Odio e silenzio i veri mandanti della violenza dell’intolleranza
Articolo di Maurizio de Giovanni pubblicato su La Stampa del 14 settembre 2020, pag.25
Sarebbe facile. Sarebbe molto facile dare la solita lettura di quest’ennesima, atroce storia: interpretare nel modo consueto l’inseguimento notturno delle due moto tra Caivano e Acerra, un fratello che non perdona alla sorella la sua storia d’amore e la sperona, e mentre lei muore col collo spezzato lui si accanisce sul compagno (ndr transgender) a calci e a pugni, e mentre quella lo prega e lo scongiura di occuparsi della sorella lui niente, continua a picchiare, e continua e continua finché arrivano i carabinieri e si rende conto delle conseguenze di quello che ha fatto, di quello che realmente è accaduto.
Sarebbe facile parlare di arretratezza e degrado, di quanto il Sud del paese e del mondo sia indietro, dell’infamia dell’ignoranza e della violenza che rende in qualche modo insuperabile l’incapacità della comprensione.
Sarebbe facile levare il solito grido di dolore, richiamando l’attenzione superficiale e distratta sull’assenza delle istituzioni in un luogo folle in cui tutti sanno esistere la piazza di spaccio più grande d’Europa e nessuno fa niente per estirparne il cancro, in un comune da anni commissariato per il forte intreccio tra malavita organizzata e amministrazioni, dove non è possibile esercitare liberamente il diritto al voto.
Sarebbe facile richiamare la difficoltà della scuola, in un luogo dove un ragazzo su tre non frequenta alcun istituto nell’età dell’obbligo all’istruzione e nessuno se ne occupa.
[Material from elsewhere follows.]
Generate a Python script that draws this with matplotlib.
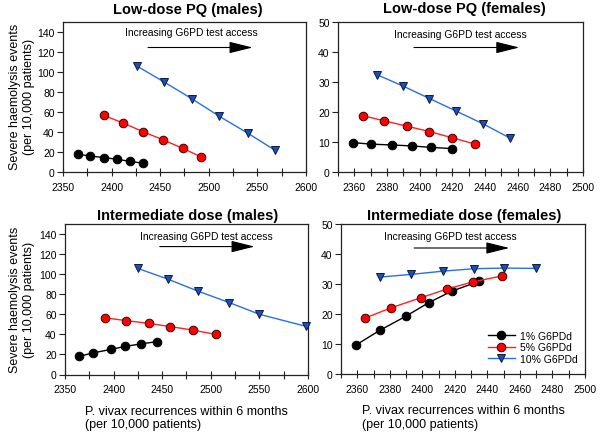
import matplotlib
matplotlib.use("Agg")
import matplotlib.pyplot as plt
from matplotlib.ticker import MultipleLocator

plt.rcParams['font.family'] = ['Liberation Sans', 'DejaVu Sans']

# ---------------- data ----------------
series_labels = ["1% G6PDd", "5% G6PDd", "10% G6PDd"]

# Low-dose PQ (males)
ld_m_x1 = [2365, 2378, 2392, 2406, 2419, 2432]
ld_m_y1 = [17.7, 16.0, 14.4, 12.7, 10.6, 8.8]
ld_m_x5 = [2392, 2412, 2432, 2453, 2473, 2492]
ld_m_y5 = [56.6, 48.9, 40.5, 32.1, 23.8, 15.1]
ld_m_x10 = [2426, 2454, 2483, 2511, 2540, 2568]
ld_m_y10 = [106.0, 90.0, 73.0, 55.6, 38.9, 21.8]

# Low-dose PQ (females)
ld_f_x1 = [2359, 2370, 2383, 2395, 2407, 2420]
ld_f_y1 = [9.8, 9.3, 9.0, 8.7, 8.2, 7.8]
ld_f_x5 = [2365, 2378, 2392, 2406, 2420, 2434]
ld_f_y5 = [18.8, 17.1, 15.3, 13.5, 11.4, 9.3]
ld_f_x10 = [2374, 2390, 2406, 2422, 2439, 2455]
ld_f_y10 = [32.4, 28.6, 24.5, 20.4, 16.0, 11.4]

# Intermediate dose (males)
im_m_x1 = [2364, 2379, 2397, 2412, 2428, 2445]
im_m_y1 = [18.0, 21.5, 25.0, 28.0, 30.5, 32.8]
im_m_x5 = [2391, 2413, 2436, 2458, 2482, 2505]
im_m_y5 = [56.5, 53.7, 51.0, 47.8, 44.2, 40.0]
im_m_x10 = [2425, 2456, 2487, 2519, 2550, 2598]
im_m_y10 = [105.7, 95.0, 83.0, 71.7, 60.0, 48.0]

# Intermediate dose (females)
im_f_x1 = [2359, 2374, 2390, 2404, 2418, 2435]
im_f_y1 = [9.6, 14.6, 19.3, 23.8, 27.6, 30.9]
im_f_x5 = [2365, 2381, 2399, 2415, 2431, 2449]
im_f_y5 = [18.7, 22.1, 25.4, 28.3, 30.7, 32.7]
im_f_x10 = [2374, 2393, 2413, 2432, 2450, 2470]
im_f_y10 = [32.3, 33.2, 34.3, 35.1, 35.3, 35.2]

panel_titles = ["Low-dose PQ (males)", "Low-dose PQ (females)",
                "Intermediate dose (males)", "Intermediate dose (females)"]
ylabel_text = "Severe haemolysis events\n(per 10,000 patients)"
xlabel_text = "P. vivax recurrences within 6 months\n(per 10,000 patients)"
annot_text = "Increasing G6PD test access"

# ---------------- styling ----------------
W, H = 602, 435
fig = plt.figure(figsize=(W / 100, H / 100), dpi=100)


def rect(l, t, r, b):
    return [l / W, 1 - b / H, (r - l) / W, (b - t) / H]


styles = [
    dict(color='black', marker='o', mfc='black', mec='black', ms=6.2),
    dict(color='#ff2020', marker='o', mfc='#ff0000', mec='#3a0000', ms=6.2),
    dict(color='#2a6fe0', marker='v', mfc='#1c4fb8', mec='#0a1a40', ms=6.0),
]

panels = [
    (rect(63, 23, 306, 173), (ld_m_x1, ld_m_y1, ld_m_x5, ld_m_y5, ld_m_x10, ld_m_y10), 'm',
     (0.53, 0.93), (0.35, 0.78, 0.83)),
    (rect(338, 23, 583, 173), (ld_f_x1, ld_f_y1, ld_f_x5, ld_f_y5, ld_f_x10, ld_f_y10), 'f',
     (0.50, 0.92), (0.31, 0.74, 0.83)),
    (rect(65, 225, 308, 375.5), (im_m_x1, im_m_y1, im_m_x5, im_m_y5, im_m_x10, im_m_y10), 'm',
     (0.58, 0.92), (0.39, 0.78, 0.85)),
    (rect(341, 225, 585, 375), (im_f_x1, im_f_y1, im_f_x5, im_f_y5, im_f_x10, im_f_y10), 'f',
     (0.45, 0.92), (0.30, 0.69, 0.84)),
]

axes = []
for i, (r, d, sex, tpos, apos) in enumerate(panels):
    ax = fig.add_axes(r)
    axes.append(ax)
    for k in range(3):
        st = styles[k]
        ax.plot(d[2 * k], d[2 * k + 1], color=st['color'], lw=1.0,
                marker=st['marker'], ms=st['ms'],
                mfc=st['mfc'], mec=st['mec'], mew=0.7, label=series_labels[k],
                clip_on=False, zorder=3)
    if sex == 'm':
        ax.set_xlim(2350, 2600)
        ax.set_ylim(0, 150)
        ax.xaxis.set_major_locator(MultipleLocator(50))
        ax.xaxis.set_minor_locator(MultipleLocator(25))
        ax.set_yticks(range(0, 141, 20))
    else:
        ax.set_xlim(2350, 2500)
        ax.set_ylim(0, 50)
        ax.set_xticks(range(2360, 2501, 20))
        ax.set_xticks(range(2350, 2501, 10), minor=True)
        ax.set_yticks(range(0, 51, 10))
    ax.tick_params(axis='x', which='both', direction='inout', length=6, width=0.8,
                   labelsize=7.5, pad=4, color='#222222')
    ax.tick_params(axis='y', which='both', direction='out', length=4, width=0.8,
                   labelsize=7.5, pad=2, color='#222222')
    for sp in ax.spines.values():
        sp.set_linewidth(0.9)
        sp.set_color('#222222')
    ax.text(tpos[0], tpos[1], annot_text, transform=ax.transAxes,
            ha='center', va='center', fontsize=7.4)
    ax.annotate('', xy=(apos[1], apos[2]), xytext=(apos[0], apos[2]),
                xycoords='axes fraction', textcoords='axes fraction',
                arrowprops=dict(arrowstyle='-|>,head_length=1.45,head_width=0.36',
                                color='black', lw=0.8, mutation_scale=10,
                                shrinkA=0, shrinkB=0))

# titles
fig.text(188 / W, 1 - 10 / H, panel_titles[0], ha='center', va='center',
         fontsize=10.5, fontweight='bold')
fig.text(464 / W, 1 - 9.5 / H, panel_titles[1], ha='center', va='center',
         fontsize=10.5, fontweight='bold')
fig.text(188 / W, 1 - 216 / H, panel_titles[2], ha='center', va='center',
         fontsize=10.5, fontweight='bold')
fig.text(464 / W, 1 - 216 / H, panel_titles[3], ha='center', va='center',
         fontsize=10.5, fontweight='bold')

# y labels
fig.text(22 / W, 1 - 97 / H, ylabel_text, rotation=90, ha='center', va='center',
         fontsize=9, linespacing=1.15)
fig.text(22 / W, 1 - 300 / H, ylabel_text, rotation=90, ha='center', va='center',
         fontsize=9, linespacing=1.15)

# x labels
fig.text(85 / W, 1 - 418.5 / H, xlabel_text, ha='left', va='center',
         fontsize=9, linespacing=1.15)
fig.text(362 / W, 1 - 418 / H, xlabel_text, ha='left', va='center',
         fontsize=9, linespacing=1.15)

# legend
leg = axes[3].legend(loc='lower right', fontsize=7.5, frameon=False,
                     handlelength=2.6, handletextpad=0.5, labelspacing=0.15,
                     borderaxespad=0.3, bbox_to_anchor=(1.0, 0.02))

fig.savefig('out.png', dpi=100)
Sarebbe facile puntare l’indice su strutture familiari che non sanno proporre modelli, dove la strada è una giungla e dove i maestri sono quelli che propongono un modo semplice e diretto di fare soldi, e poco importa se questi modelli portano a una precoce morte violenta o a lunghe carcerazioni che non sono certo redentive ma che consolidano e acuiscono la determinazione a vivere da delinquenti.
E sarebbe meno facile ma comunque possibile dire che comunque Maria Paola aveva voluto vivere e viveva la propria storia d’amore, e che da anni conviveva con chi amava, e che se non fosse stato per la nebbia che ha avvolto il malfunzionante cervello e il cuore ottuso di suo fratello ancora la vivrebbe, proprio lì e proprio adesso, nonostante il mondo e nonostante una assurda, ignobile e maligna morale con la emme molto minuscola.
Sarebbe facile. Noi invece non riusciamo a liberarci dall’orribile sensazione che esista un filo rosso e grondante che unisce tutti gli eventi che la cronaca ci getta impietosa in faccia, nelle pieghe del racconto di una pandemia che distanzia e allontana e rende soli e silenziosi. Non riusciamo a liberarci dal riconoscere una perversa, dolorosa identità in questi corpi insanguinati e in queste morti inutili e quindi ancora più agghiaccianti.
E Maria Paola, uccisa dal proprio stesso sangue solo perché era innamorata, si colloca al fianco di Willy che voleva difendere un amico dalla furia folle, e al fianco di Filippo, che era andato in discoteca a Bastia Umbra ed è morto in una rissa; e di Evan, che non aveva ancora due anni ma che prima di morire aveva già conosciuto l’ospedale per i precedenti maltrattamenti, e di Gioele, il cui minuscolo cadavere è stato sbranato dai cani nel silenzio di un declivio al fianco di un’autostrada.
Perché a unire questi morti, a legare questo sangue c’è il silenzio, l’indifferenza e l’incapacità di prevedere qualcosa che era leggibile, che si poteva immaginare e fermare prima. E c’è l’odio che caratterizza quest’epoca, alimentato nelle aule della politica e nei talk show in cui se urli e strepiti e sbavi con gli occhi iniettati di sangue sei più cool, più attraente e più ascoltato.
Un odio profondo e divisivo, un’intolleranza sdoganata come fòsse un’opinione, un rispettabile punto di vista. Che invece è solo concorso in omicidio.